When we first see Turner it is through Elwood’s eyes.  But a few minutes later Ross does something extraordinary.  He gives us a conversation between the two boys in which we’re in Elwood’s head.  And then he replays the whole scene, only this time we’re looking at Elwood through Turner’s eyes.

From that point on the film will shift points of view between the two youngsters.  The only time we see them together in the same frame is when they stand beneath a shop’s mirrored ceiling and look up at their reflections.

In the final third of the film we are introduced to Adult Elwood.  Thirty years have passed and Elwood lives in NYC and runs a moving business. He’s married and devotes his evenings to scouring the Internet for news about the now-defunct Nickel Institute, where investigators are sifting through dozens of unmarked graves.

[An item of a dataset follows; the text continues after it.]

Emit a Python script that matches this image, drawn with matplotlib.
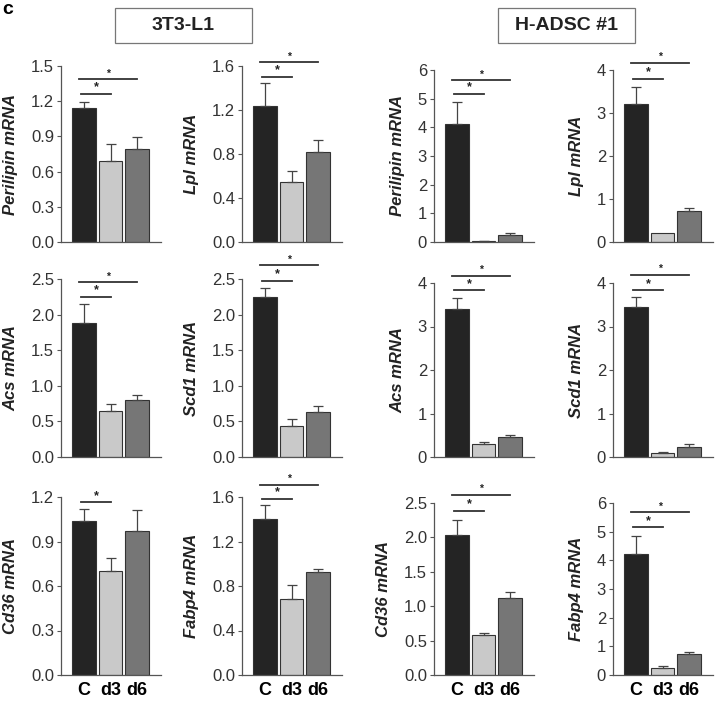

Adult Elwood (as he’s listed in the credits) is played by Daveed Diggs of “Hamilton” fame, but we only see him from behind.  There’s a reason for this; readers of the book will understand.

Despite having to do most of his acting with his voice and the back of his head, Diggs has a marvelous scene where his character has a random encounter in a bar with another Nickel survivor. 

All of this leads up to the yarn’s head-smacking last-moment revelation, which comes as Adult Elwood recalls the night Elwood and Turner attempted to escape Nickel once and for all.

On many levels “Nickel Boys” is a brilliant piece of work.  So I feel somewhat churlish in stating that the thing that makes it work — the first-person camera — is also the thing that kept me at arm’s length emotionally.

I ended up admiring the film more for its ambience and message than for its dramatic palette.  

Even so, I cannot think of another movie quite like it.